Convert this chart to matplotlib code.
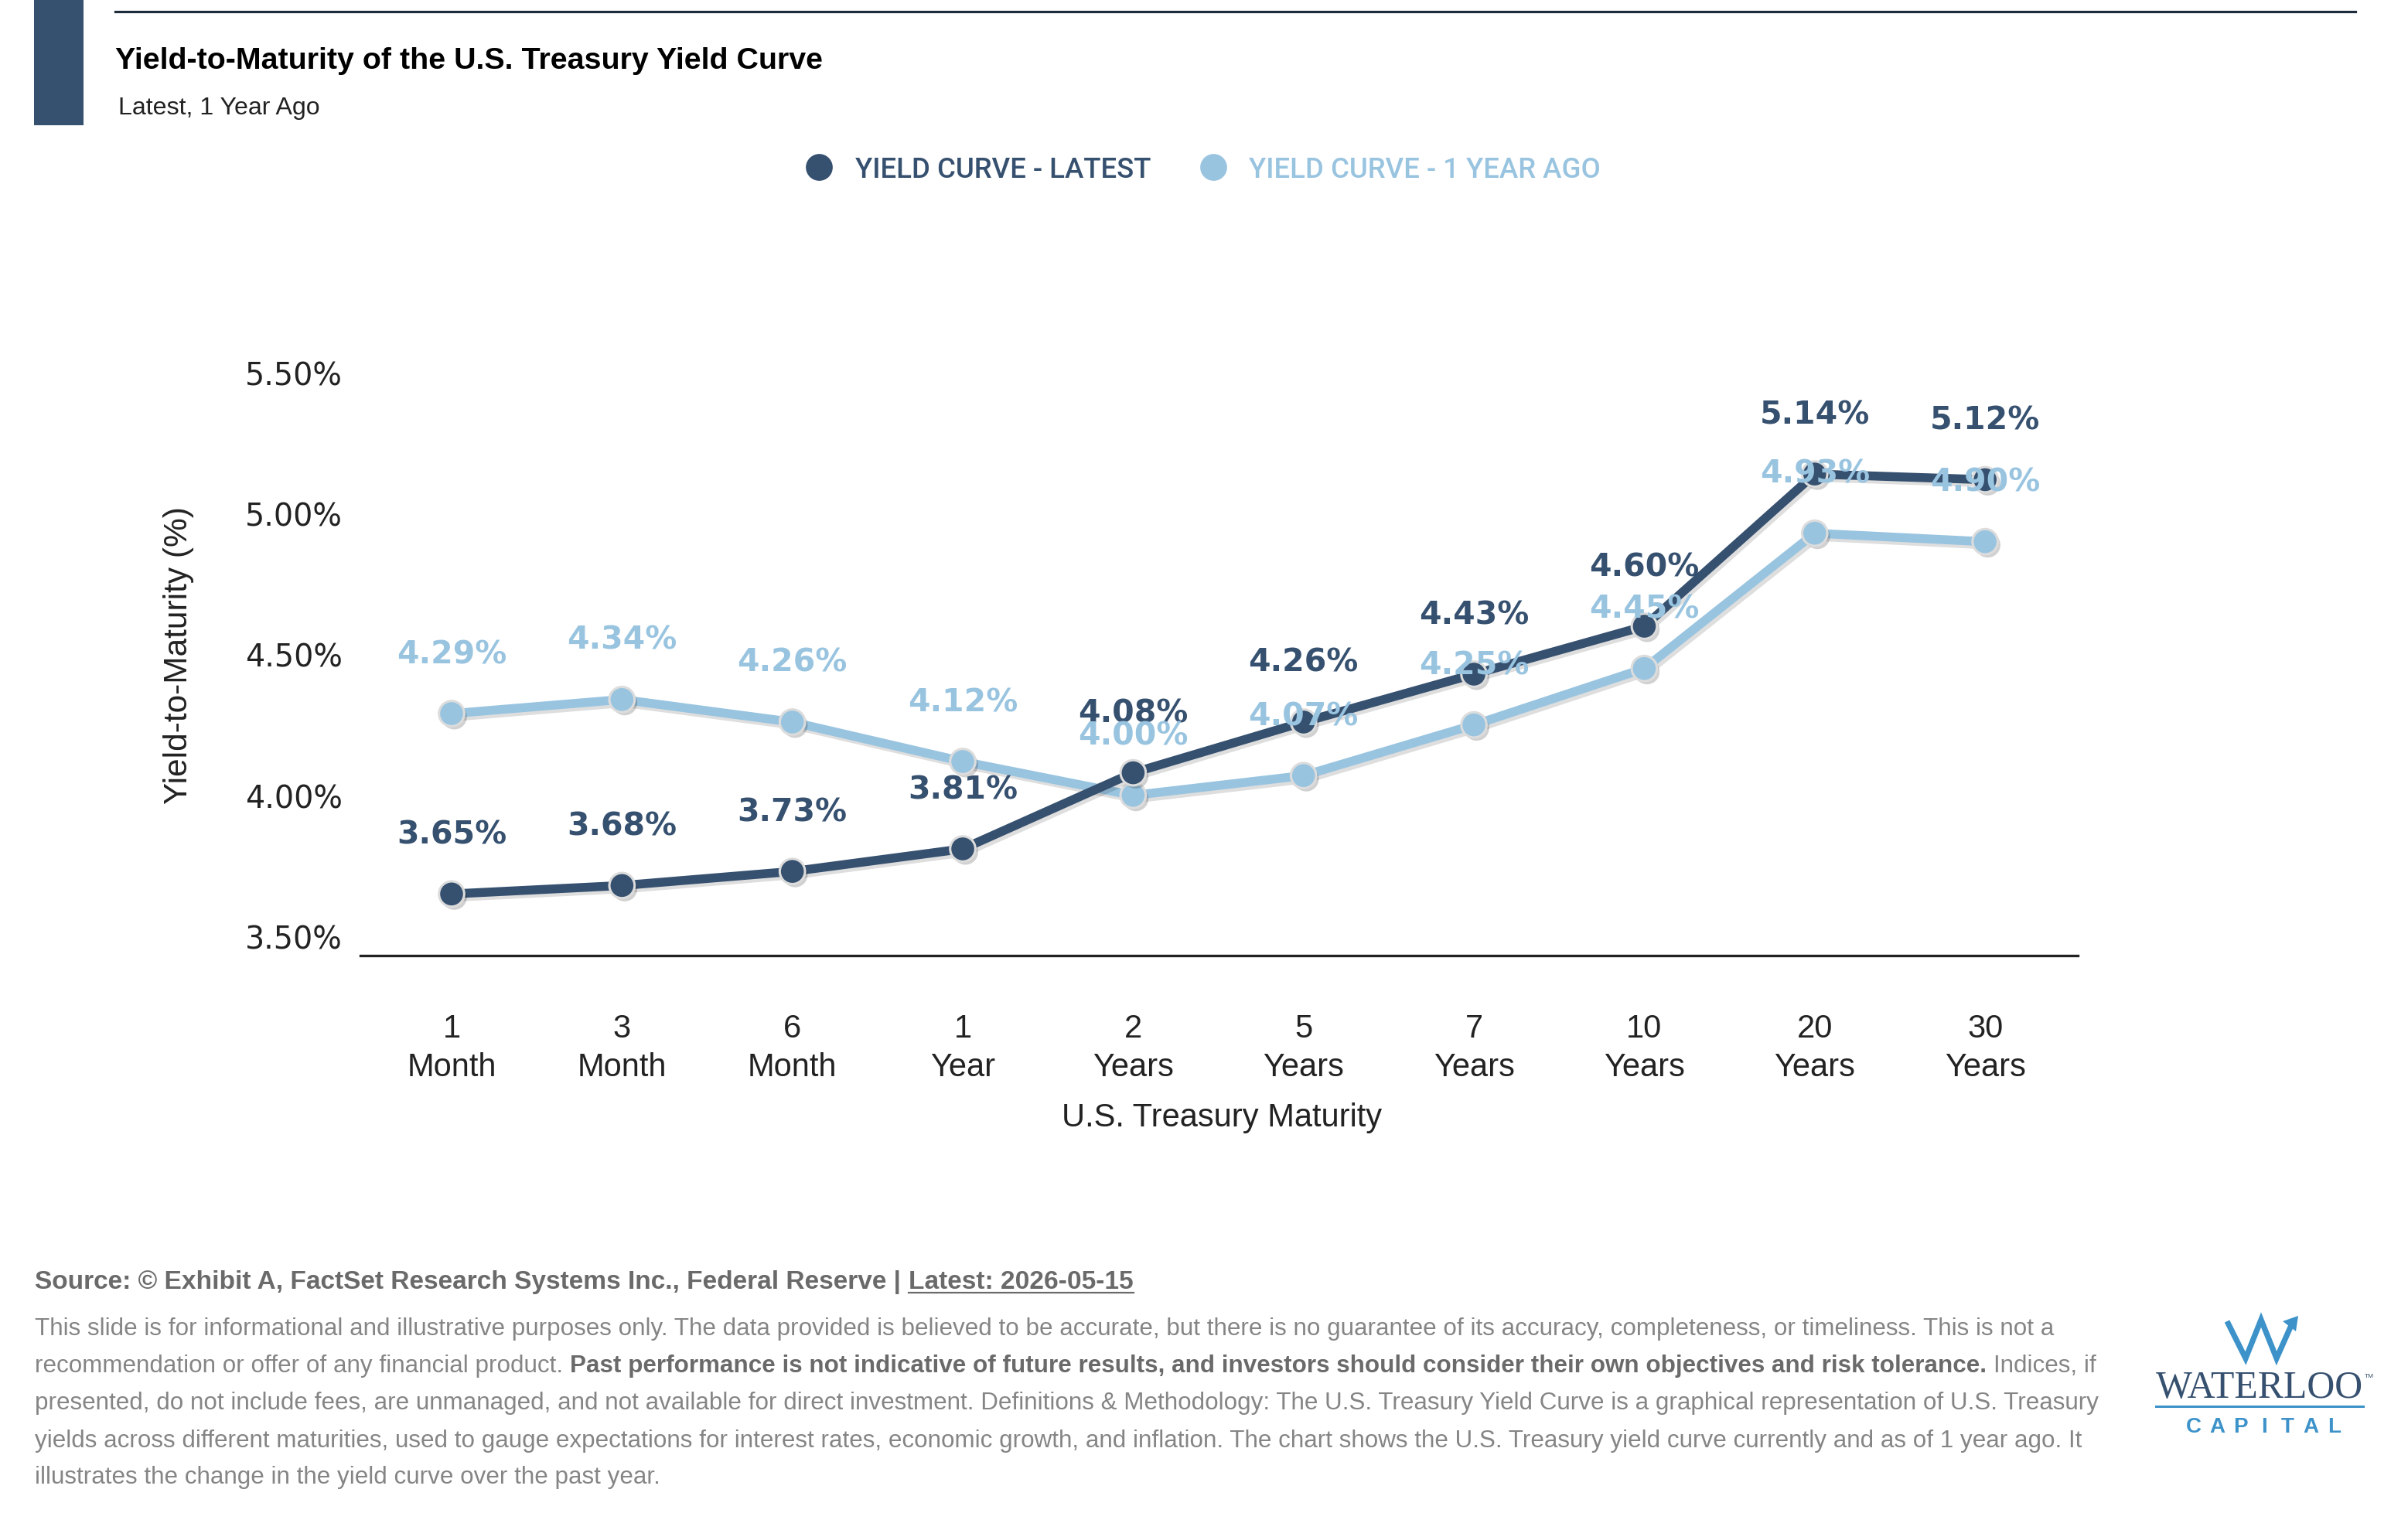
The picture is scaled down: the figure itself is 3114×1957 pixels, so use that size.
import matplotlib
matplotlib.use("Agg")
import matplotlib.pyplot as plt
import matplotlib.patheffects as pe
from matplotlib.lines import Line2D
from matplotlib.patches import Rectangle, Polygon

# ---------------- data ----------------
categories = ["1\nMonth", "3\nMonth", "6\nMonth", "1\nYear", "2\nYears",
              "5\nYears", "7\nYears", "10\nYears", "20\nYears", "30\nYears"]
latest = [3.65, 3.68, 3.73, 3.81, 4.08, 4.26, 4.43, 4.60, 5.14, 5.12]
year_ago = [4.29, 4.34, 4.26, 4.12, 4.00, 4.07, 4.25, 4.45, 4.93, 4.90]
y_ticks = [3.50, 4.00, 4.50, 5.00, 5.50]
series_names = ["YIELD CURVE - LATEST", "YIELD CURVE - 1 YEAR AGO"]

title = "Yield-to-Maturity of the U.S. Treasury Yield Curve"
subtitle = "Latest, 1 Year Ago"
x_title = "U.S. Treasury Maturity"
y_title = "Yield-to-Maturity (%)"
source_parts = ["Source: \u00a9 Exhibit A, FactSet Research Systems Inc., Federal Reserve |",
                "Latest: 2026-05-15"]
disclaimer = [
    [("This slide is for informational and illustrative purposes only. The data provided is believed to be accurate, but there is no guarantee of its accuracy, completeness, or timeliness. This is not a", "normal")],
    [("recommendation or offer of any financial product.", "normal"),
     ("Past performance is not indicative of future results, and investors should consider their own objectives and risk tolerance.", "bold"),
     ("Indices, if", "normal")],
    [("presented, do not include fees, are unmanaged, and not available for direct investment. Definitions & Methodology: The U.S. Treasury Yield Curve is a graphical representation of U.S. Treasury", "normal")],
    [("yields across different maturities, used to gauge expectations for interest rates, economic growth, and inflation. The chart shows the U.S. Treasury yield curve currently and as of 1 year ago. It", "normal")],
    [("illustrates the change in the yield curve over the past year.", "normal")],
]

# ---------------- style ----------------
W, H = 3114, 1958
DARK = "#36506f"
LIGHT = "#99c4e0"
EDGE = "#dcdcdc"
TXT = "#222222"
LOGO_BLUE = "#3c92c9"
SANS = ["Liberation Sans", "DejaVu Sans"]
LEG_FONT = ["Roboto", "Liberation Sans", "DejaVu Sans"]

fig = plt.figure(figsize=(W / 100, H / 100), dpi=100)
fig.patch.set_facecolor("white")
R = fig.canvas.get_renderer()


def fx(px):
    return px / W


def fy(py):
    return 1 - py / H


def width_of(text, **kw):
    t = fig.text(0, 0, text, **kw)
    w = t.get_window_extent(R).width
    t.remove()
    return w


def fit(text, target, **kw):
    base = 20.0
    return base * target / width_of(text, fontsize=base, **kw)


# ---------------- axes ----------------
ax = fig.add_axes([fx(466), fy(1237), (2687 - 466) / W, (1237 - 450.5) / H])
xs = list(range(len(categories)))
ax.set_xlim(-0.5355, 9.544)
ax.set_ylim(3.4314, 5.589)

line_fx = [pe.SimpleLineShadow(offset=(2.5, -3), shadow_color="black", alpha=0.13), pe.Normal()]
mark_fx = [pe.SimplePatchShadow(offset=(2.5, -3), shadow_rgbFace="black", alpha=0.18), pe.Normal()]

for vals, col, z in [(year_ago, LIGHT, 2), (latest, DARK, 3)]:
    ax.plot(xs, vals, color=col, lw=8.3, solid_joinstyle="round", solid_capstyle="round",
            zorder=z, path_effects=line_fx)
    ax.plot(xs, vals, ls="none", marker="o", ms=23.5, mfc=col, mec=EDGE, mew=2.2,
            zorder=z + 0.5, path_effects=mark_fx)

for vals, col in [(latest, DARK), (year_ago, LIGHT)]:
    for xi, v in zip(xs, vals):
        ax.annotate(f"{v:.2f}%", (xi, v), xytext=(0, 47.5), textcoords="offset points",
                    ha="center", va="baseline", fontsize=29.5, fontweight="bold",
                    family=["DejaVu Sans"], color=col, zorder=6)

for s in ["top", "right", "left"]:
    ax.spines[s].set_visible(False)
ax.spines["bottom"].set_color(TXT)
ax.spines["bottom"].set_linewidth(2.4)
ax.set_xticks(xs)
ax.set_xticklabels(categories, fontsize=30, family=SANS, color=TXT, linespacing=1.35)
ax.set_yticks(y_ticks)
ax.set_yticklabels([f"{t:.2f}%" for t in y_ticks], fontsize=28.5, family=["DejaVu Sans"], color=TXT)
ax.tick_params(length=0)
ax.tick_params(axis="x", pad=53)
ax.tick_params(axis="y", pad=16.5)
ax.patch.set_alpha(0)

fig.text(fx(1580), fy(1457), x_title, ha="center", va="baseline", fontsize=30,
         family=SANS, color=TXT)
fig.text(fx(231), fy(848), y_title, ha="center", va="center", rotation=90,
         fontsize=30.5, family=SANS, color=TXT)

# ---------------- header ----------------
fig.add_artist(Rectangle((fx(44), fy(163)), (108 - 44) / W, 163 / H,
                         transform=fig.transFigure, facecolor=DARK, edgecolor="none"))
fig.add_artist(Line2D([fx(149), fx(3046)], [fy(15.5), fy(15.5)], transform=fig.transFigure,
                      color="#1e2b3a", lw=2.3))
fs_title = fit(title, 914, fontweight="bold", family=SANS)
fig.text(fx(149), fy(89), title, fontsize=fs_title, fontweight="bold", family=SANS,
         color="black", va="baseline", ha="left")
fs_sub = fit(subtitle, 260, family=SANS)
fig.text(fx(153), fy(148), subtitle, fontsize=fs_sub, family=SANS, color=TXT,
         va="baseline", ha="left")

# ---------------- legend ----------------
fs_leg = fit(series_names[0], 383, family=LEG_FONT, fontweight="medium")
for name, col, mx, tx in [(series_names[0], DARK, 1059, 1106), (series_names[1], LIGHT, 1569, 1615)]:
    fig.add_artist(Line2D([fx(mx)], [fy(217)], transform=fig.transFigure, ls="none",
                          marker="o", ms=25, mfc=col, mec="none"))
    fig.text(fx(tx), fy(230), name, fontsize=fs_leg, family=LEG_FONT, fontweight="medium",
             color=col, va="baseline", ha="left")

# ---------------- footer ----------------
src_col = "#6a6a6a"
sp_b = width_of("a a", fontsize=20, fontweight="bold", family=SANS) - width_of("aa", fontsize=20, fontweight="bold", family=SANS)
w0 = width_of(source_parts[0], fontsize=20, fontweight="bold", family=SANS)
w1 = width_of(source_parts[1], fontsize=20, fontweight="bold", family=SANS)
fs_src = 20 * 1421 / (w0 + sp_b + w1)
fig.text(fx(45), fy(1667), source_parts[0], fontsize=fs_src, fontweight="bold",
         family=SANS, color=src_col, va="baseline", ha="left")
x_next = 45 + w0 * fs_src / 20 + sp_b * fs_src / 20
fig.text(fx(x_next), fy(1667), source_parts[1], fontsize=fs_src, fontweight="bold",
         family=SANS, color=src_col, va="baseline", ha="left")
fig.add_artist(Line2D([fx(x_next), fx(x_next + w1 * fs_src / 20)], [fy(1673), fy(1673)],
                      transform=fig.transFigure, color=src_col, lw=1.6))

dis_col = "#858585"
dis_bold = "#6a6a6a"
fs_dis = fit(disclaimer[0][0][0], 2606, family=SANS)
baselines = [1727, 1775, 1823, 1872, 1919]
for parts, yb in zip(disclaimer, baselines):
    xcur = 45
    for txt, wt in parts:
        kw = dict(fontsize=fs_dis, fontweight=wt, family=SANS)
        fig.text(fx(xcur), fy(yb), txt, color=(dis_bold if wt == "bold" else dis_col),
                 va="baseline", ha="left", **kw)
        xcur += width_of(txt, **kw) + (width_of("a a", **kw) - width_of("aa", **kw))

# ---------------- logo ----------------
w_pts = [(2880, 1710), (2904, 1758), (2924, 1708), (2944, 1758), (2964, 1713)]
fig.add_artist(Line2D([fx(p[0]) for p in w_pts], [fy(p[1]) for p in w_pts],
                      transform=fig.transFigure, color=LOGO_BLUE, lw=5.2,
                      solid_joinstyle="miter", solid_capstyle="butt"))
head = [(2972, 1703), (2952, 1710), (2969, 1723)]
fig.add_artist(Polygon([(fx(p[0]), fy(p[1])) for p in head], closed=True,
                       transform=fig.transFigure, facecolor=LOGO_BLUE, edgecolor="none"))
fs_w = fit("WATERLOO", 268, family=["Liberation Serif", "DejaVu Serif"])
fig.text(fx(2788), fy(1808), "WATERLOO", fontsize=fs_w, family=["Liberation Serif", "DejaVu Serif"],
         color=DARK, va="baseline", ha="left")
fig.text(fx(3058), fy(1782), "TM", fontsize=6, family=SANS, color=DARK, va="baseline", ha="left")
fig.add_artist(Line2D([fx(2788), fx(3056)], [fy(1820), fy(1820)], transform=fig.transFigure,
                      color=LOGO_BLUE, lw=2.2))
for i, ch in enumerate("CAPITAL"):
    fig.text(fx(2837 + i * 30.2), fy(1853), ch, fontsize=20, fontweight="bold", family=SANS,
             color=LOGO_BLUE, va="baseline", ha="center")

fig.savefig("out.png", dpi=100, facecolor="white")
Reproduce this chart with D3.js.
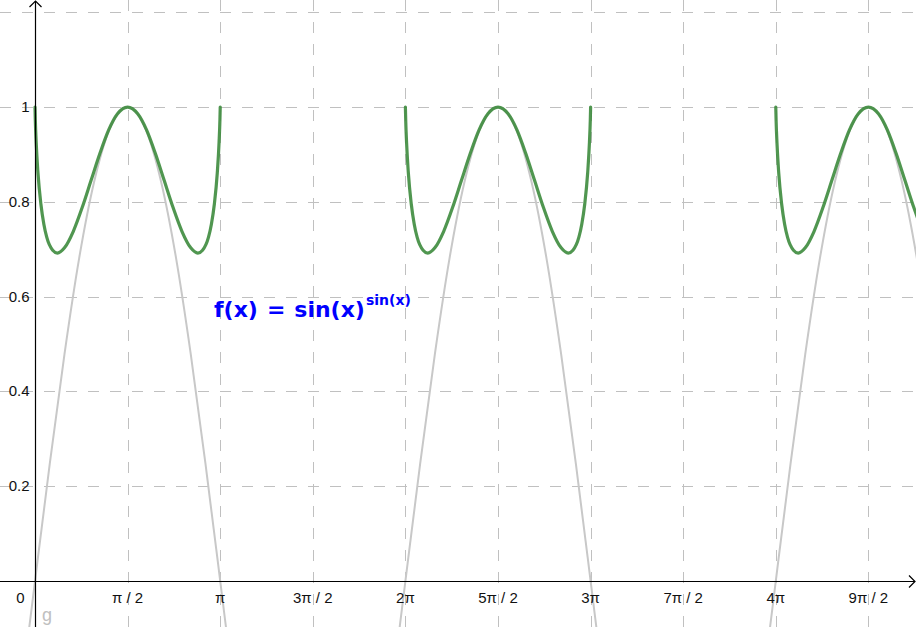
<!DOCTYPE html>
<html>
<head>
<meta charset="utf-8">
<script src="https://cdn.jsdelivr.net/npm/d3@7"></script>
<style>
  body { margin: 0; background: #fff; }
  svg { display: block; }
</style>
</head>
<body>
<div id="chart"></div>
<script>
// one hump of f(x) = sin(x)^sin(x), x in [0, pi]
var humpX = [0, 0.005, 0.02, 0.05, 0.1, 0.15, 0.2, 0.3, 0.38, 0.5, 0.65, 0.8, 0.95, 1.1, 1.25, 1.4, 1.571,
             1.742, 1.892, 2.042, 2.192, 2.342, 2.492, 2.642, 2.762, 2.842, 2.942, 2.992, 3.042, 3.092, 3.122, 3.137, 3.142];
var humpY = [1, 0.974, 0.925, 0.861, 0.795, 0.753, 0.725, 0.698, 0.692, 0.703, 0.738, 0.788, 0.845, 0.902, 0.952, 0.986, 1,
             0.986, 0.952, 0.902, 0.845, 0.788, 0.738, 0.703, 0.692, 0.698, 0.725, 0.753, 0.795, 0.861, 0.925, 0.974, 1];
// gray curve g (sine), one arch incl. a bit below the axis
var archX = [-0.1, 0, 0.25, 0.5, 0.75, 1.0, 1.25, 1.571, 1.892, 2.142, 2.392, 2.642, 2.892, 3.142, 3.242];
var archY = [-0.1, 0, 0.247, 0.479, 0.682, 0.841, 0.949, 1, 0.949, 0.841, 0.682, 0.479, 0.247, 0, -0.1];
// start of each visible hump
var humpStarts = [0, 2 * Math.PI, 4 * Math.PI];

var xTicks = [0, 1, 2, 3, 4, 5, 6, 7, 8, 9]; // multiples of pi/2
var xTickLabels = ["0", "\u03c0 / 2", "\u03c0", "3\u03c0 / 2", "2\u03c0", "5\u03c0 / 2", "3\u03c0", "7\u03c0 / 2", "4\u03c0", "9\u03c0 / 2"];
var yTicks = [0.2, 0.4, 0.6, 0.8, 1];
var yGrid = [0.2, 0.4, 0.6, 0.8, 1, 1.2];

var width = 916, height = 627;
var x = d3.scaleLinear().domain([-0.594, 14.945]).range([0, width]);
var y = d3.scaleLinear().domain([-0.097, 1.226]).range([height, 0]);

var svg = d3.select("#chart").append("svg")
  .attr("width", width)
  .attr("height", height)
  .style("font-family", "'Liberation Sans', Arial, sans-serif");

svg.append("defs").append("clipPath").attr("id", "clip")
  .append("rect").attr("x", 0).attr("y", 0).attr("width", width).attr("height", height);

// grid
var grid = svg.append("g").attr("stroke", "#c0c0c0").attr("stroke-width", 1).attr("stroke-dasharray", "11,11");
grid.selectAll(".vg").data(xTicks.slice(1)).enter().append("line")
  .attr("x1", function(d) { return Math.round(x(d * Math.PI / 2)) + 0.5; })
  .attr("x2", function(d) { return Math.round(x(d * Math.PI / 2)) + 0.5; })
  .attr("y1", 0).attr("y2", height);
grid.selectAll(".hg").data(yGrid).enter().append("line")
  .attr("y1", function(d) { return Math.round(y(d)) + 0.5; })
  .attr("y2", function(d) { return Math.round(y(d)) + 0.5; })
  .attr("x1", 0).attr("x2", width);

// curves
var plot = svg.append("g").attr("clip-path", "url(#clip)");
var line = d3.line()
  .x(function(d) { return x(d[0]); })
  .y(function(d) { return y(d[1]); })
  .curve(d3.curveMonotoneX);

humpStarts.forEach(function(s) {
  var arch = archX.map(function(v, i) { return [v + s, archY[i]]; });
  plot.append("path").attr("d", line(arch))
    .attr("fill", "none").attr("stroke", "#c8c8c8").attr("stroke-width", 2);
});
humpStarts.forEach(function(s) {
  var hump = humpX.map(function(v, i) { return [v + s, humpY[i]]; });
  plot.append("path").attr("d", line(hump))
    .attr("fill", "none").attr("stroke", "#3d8b3d").attr("stroke-opacity", 0.9)
    .attr("stroke-width", 3.2).attr("stroke-linecap", "round");
});

// axes
var x0 = Math.round(x(0)) + 0.5, y0 = Math.round(y(0)) + 0.5;
var axes = svg.append("g").attr("stroke", "#000").attr("stroke-width", 1.2).attr("fill", "none");
axes.append("line").attr("x1", 0).attr("x2", width - 1).attr("y1", y0).attr("y2", y0);
axes.append("path").attr("d", "M" + (width - 7) + "," + (y0 - 6) + "L" + (width - 1) + "," + y0 + "L" + (width - 7) + "," + (y0 + 6));
axes.append("line").attr("x1", x0).attr("x2", x0).attr("y1", 1).attr("y2", height);
axes.append("path").attr("d", "M" + (x0 - 6) + ",7L" + x0 + ",1L" + (x0 + 6) + ",7");

// tick labels
svg.selectAll(".xl").data(xTicks).enter().append("text")
  .attr("x", function(d) { return d === 0 ? x0 - 15 : x(d * Math.PI / 2); })
  .attr("y", 603)
  .attr("text-anchor", "middle")
  .attr("font-size", 15)
  .attr("fill", "#111")
  .text(function(d, i) { return xTickLabels[i]; });
svg.selectAll(".yl").data(yTicks).enter().append("text")
  .attr("x", x0 - 6)
  .attr("y", function(d) { return y(d) + 5; })
  .attr("text-anchor", "end")
  .attr("font-size", 15)
  .attr("fill", "#111")
  .text(function(d) { return d3.format("")(d); });

// curve label g
svg.append("text").attr("x", 42).attr("y", 621)
  .attr("font-size", 18).attr("fill", "#c0c0c0").text("g");

// formula label
var f = svg.append("text").attr("x", 214).attr("y", 317)
  .attr("font-size", 22).attr("font-weight", "bold").attr("fill", "#0000ff")
  .style("font-family", "'DejaVu Sans', sans-serif");
f.append("tspan").text("f(x)");
f.append("tspan").attr("dx", 9).text("=");
f.append("tspan").attr("dx", 9).text("sin(x)");
f.append("tspan").attr("font-size", 14).attr("dy", -12).attr("dx", 1).text("sin(x)");
</script>
</body>
</html>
■ ■ ■ ■ ■ ■ ■
_OBJECTIVE_. Take the lines from the first line of the entries through the line with "CURVE - 1 YEAR", inclusive, and give them again exactly, minus any pictures.

_TASK OUTPUT_.
Convert this chart to matplotlib code.
The picture is scaled down: the figure itself is 3114×1957 pixels, so use that size.
import matplotlib
matplotlib.use("Agg")
import matplotlib.pyplot as plt
import matplotlib.patheffects as pe
from matplotlib.lines import Line2D
from matplotlib.patches import Rectangle, Polygon

# ---------------- data ----------------
categories = ["1\nMonth", "3\nMonth", "6\nMonth", "1\nYear", "2\nYears",
              "5\nYears", "7\nYears", "10\nYears", "20\nYears", "30\nYears"]
latest = [3.65, 3.68, 3.73, 3.81, 4.08, 4.26, 4.43, 4.60, 5.14, 5.12]
year_ago = [4.29, 4.34, 4.26, 4.12, 4.00, 4.07, 4.25, 4.45, 4.93, 4.90]
y_ticks = [3.50, 4.00, 4.50, 5.00, 5.50]
series_names = ["YIELD CURVE - LATEST", "YIELD CURVE - 1 YEAR AGO"]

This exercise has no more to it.